阿裴让助理把傅意浓的行李接过来,“你最近脸色有点差。”
傅意浓坐下保姆车,“莫非是我纵|欲过度?”
“少瞎扯,找个时间去医院做个全面的检查吧。这些年拍戏太忙,日夜颠倒,万一熬出什么毛病怎么办?”
傅意浓准备补眠,听到阿裴的话,笑,“少咒我。”
“我没跟你开玩笑。”阿裴看了下行程表,“这周就去看下吧,我来预约医生。”
傅意浓应了一声,眼睛一闭,睡了过去。
坐在他旁边的男人看到傅意浓这样子,微不可见地皱眉,可是对方对那个男人热情真的太大,他不明白怎么会有一个人跟另外一个人在一起十几年,还能保持那种热情。
阿裴不能理解,但是傅意浓却一直觉得自己跟陆临夏在一起,是捡了大便宜了。
他与陆临夏当了两年纯情朋友,没有任何进展,最后还是在陆临夏一次意外喝醉酒,两个人才有进展。

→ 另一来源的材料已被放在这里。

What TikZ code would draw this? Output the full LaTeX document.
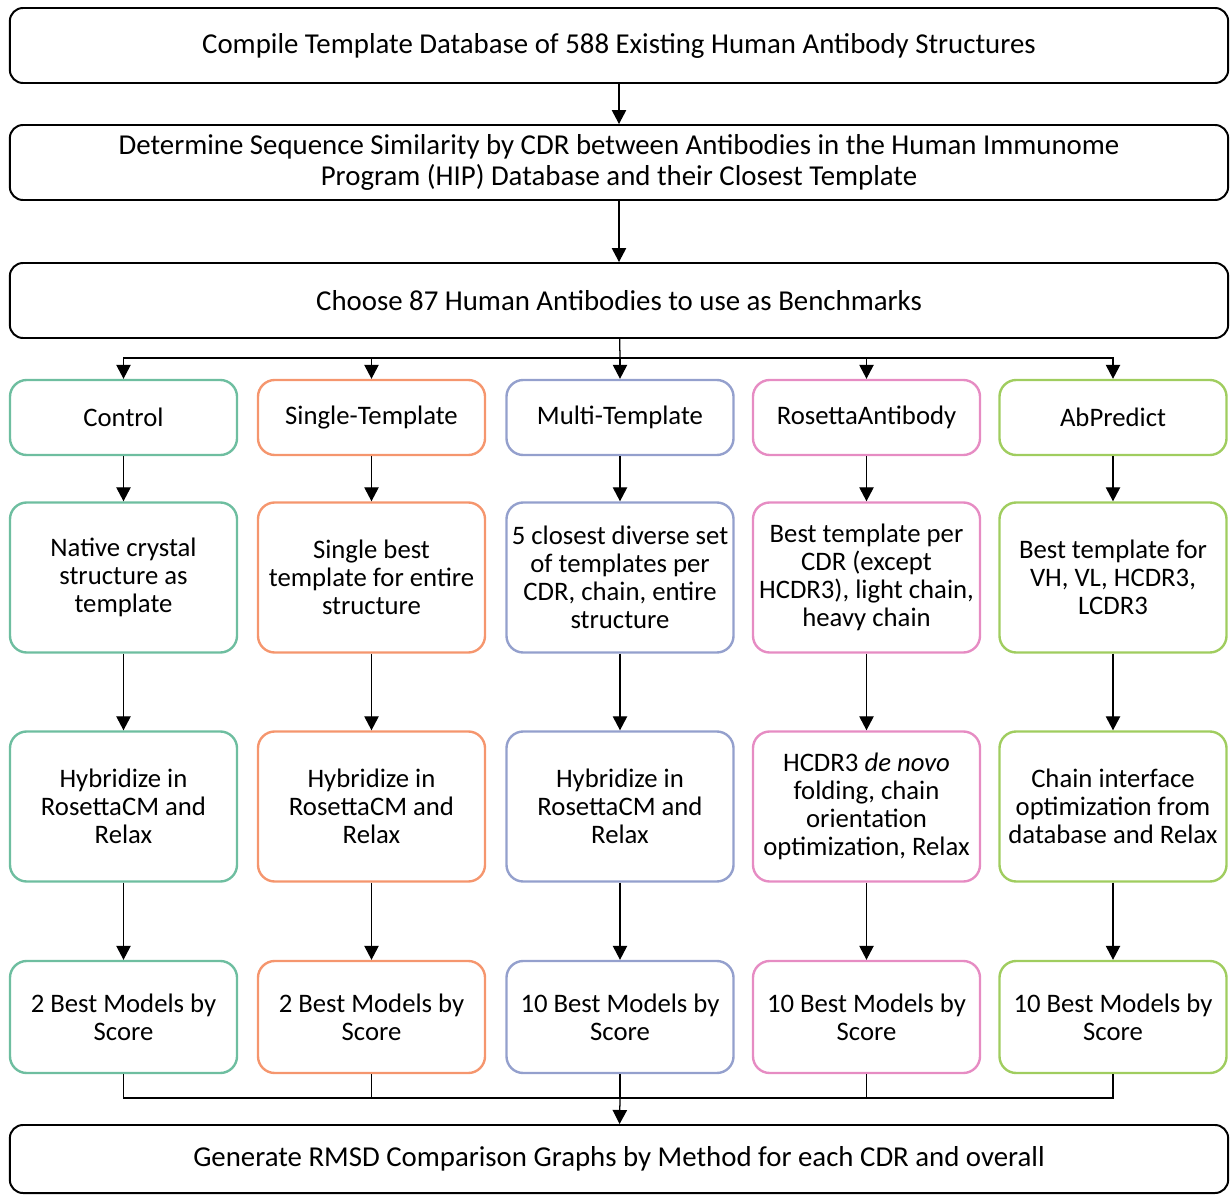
\documentclass[tikz,border=0pt]{standalone}
\usepackage{fontspec}
\setmainfont{Carlito}
\usetikzlibrary{arrows.meta}
\definecolor{ctlcol}{RGB}{110,190,160}
\definecolor{sglcol}{RGB}{245,150,110}
\definecolor{mltcol}{RGB}{148,160,205}
\definecolor{roscol}{RGB}{230,140,195}
\definecolor{abpcol}{RGB}{160,205,95}
\tikzset{
	stage/.style  = {draw, line width=1.4pt, rounded corners=0.33cm,
		minimum width=30.45cm, align=center,
		font=\fontsize{20.5}{21.5}\selectfont}, % black full-width step
	method/.style = {draw=#1, line width=1.7pt, rounded corners=0.42cm,
		minimum width=5.675cm, align=center, inner sep=2pt}, % coloured step
	rowa/.style   = {minimum height=1.875cm},
	rowb/.style   = {minimum height=3.75cm},
	rowc/.style   = {minimum height=2.8cm},
	flow/.style   = {line width=0.9pt, -{Triangle[length=0.35cm,width=0.36cm]}},
	link/.style   = {line width=0.9pt}
}

\begin{document}
\begin{tikzpicture}[x=0.025cm, y=-0.025cm, font=\fontsize{19}{20}\selectfont]
	\useasboundingbox (0,0) rectangle (1231,1195);
	% Full-width steps
	\node at (619,45.5)[stage, minimum height=1.875cm] (compile) {Compile Template Database of 588 Existing Human Antibody Structures};
	\node at (619,162.5)[stage, minimum height=1.875cm] (similar) {Determine Sequence Similarity by CDR between Antibodies in the Human Immunome\\Program (HIP) Database and their Closest Template};
	\node at (619,300.5)[stage, minimum height=1.875cm] (bench) {Choose 87 Human Antibodies to use as Benchmarks};
	\node at (619,1159)[stage, minimum height=1.7cm] (rmsd) {Generate RMSD Comparison Graphs by Method for each CDR and overall};
	
	% Control
	\node at (123.5,417.5)[method=ctlcol, rowa] (ctl1) {Control};
	\node at (123.5,577.5)[method=ctlcol, rowb] (ctl2) {Native crystal\\structure as\\template};
	\node at (123.5,806.5)[method=ctlcol, rowb] (ctl3) {Hybridize in\\RosettaCM and\\Relax};
	\node at (123.5,1017)[method=ctlcol, rowc] (ctl4) {2 Best Models by\\Score};
	
	% Single-Template
	\node at (371.5,417.5)[method=sglcol, rowa] (sgl1) {Single-Template};
	\node at (371.5,577.5)[method=sglcol, rowb] (sgl2) {Single best\\template for entire\\structure};
	\node at (371.5,806.5)[method=sglcol, rowb] (sgl3) {Hybridize in\\RosettaCM and\\Relax};
	\node at (371.5,1017)[method=sglcol, rowc] (sgl4) {2 Best Models by\\Score};
	
	% Multi-Template
	\node at (620,417.5)[method=mltcol, rowa] (mlt1) {Multi-Template};
	\node at (620,577.5)[method=mltcol, rowb] (mlt2) {5 closest diverse set\\of templates per\\CDR, chain, entire\\structure};
	\node at (620,806.5)[method=mltcol, rowb] (mlt3) {Hybridize in\\RosettaCM and\\Relax};
	\node at (620,1017)[method=mltcol, rowc] (mlt4) {10 Best Models by\\Score};
	
	% RosettaAntibody
	\node at (866.5,417.5)[method=roscol, rowa] (ros1) {RosettaAntibody};
	\node at (866.5,577.5)[method=roscol, rowb] (ros2) {Best template per\\CDR (except\\HCDR3), light chain,\\heavy chain};
	\node at (866.5,806.5)[method=roscol, rowb] (ros3) {HCDR3 \textit{de novo}\\folding, chain\\orientation\\optimization, Relax};
	\node at (866.5,1017)[method=roscol, rowc] (ros4) {10 Best Models by\\Score};
	
	% AbPredict
	\node at (1113,417.5)[method=abpcol, rowa] (abp1) {AbPredict};
	\node at (1113,577.5)[method=abpcol, rowb] (abp2) {Best template for\\VH, VL, HCDR3,\\LCDR3};
	\node at (1113,806.5)[method=abpcol, rowb] (abp3) {Chain interface\\optimization from\\database and Relax};
	\node at (1113,1017)[method=abpcol, rowc] (abp4) {10 Best Models by\\Score};
	
	% Connectors
	\coordinate (fork) at (620,358);
	\coordinate (join) at (620,1098);
	\draw[flow] (compile) -- (similar);
	\draw[flow] (similar) -- (bench);
	\draw[link] (bench) -- (fork);
	\foreach \m in {ctl,sgl,mlt,ros,abp} {
		\draw[flow] (fork) -| (\m1);
		\draw[flow] (\m1) -- (\m2);
		\draw[flow] (\m2) -- (\m3);
		\draw[flow] (\m3) -- (\m4);
		\draw[link] (\m4) |- (join);
	}
	\draw[flow] (join) -- (rmsd);
\end{tikzpicture}
\end{document}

那个晚上,陆临夏喝了许多酒,被傅意浓扶回了家,而傅意浓一直对对方起着色|心,看到心上人醉醺醺睡在自己面前,不禁就有些心动。
他把人放在床上,然后胆大包天地脱掉对方的衣服。
傅意浓犹豫了很久,最后把自己当成了贡品贡献给了自己的心上人,陆临夏基本上睡死过去,傅意浓卑鄙地用自己的小雏菊迷|奸了陆临夏,那天晚上,床上落了许多血,傅意浓疼得眼泪都出来,可是他不觉得后悔,他盯着床上的血,骂骂咧咧,“我真是跟个大闺女一样了。”
第二天陆临夏醒来,就惊悚地发现自己对深交两年的朋友做出了不可挽回的错事,傅意浓疼着睡着了,两腿之间还有着血迹。陆临夏垂着眼,看了看旁边人的惨白的脸色,才看了看对方狼藉一片的腿,许久之后,他抿唇笑了下,轻轻给傅意浓的额头上落下了一个吻。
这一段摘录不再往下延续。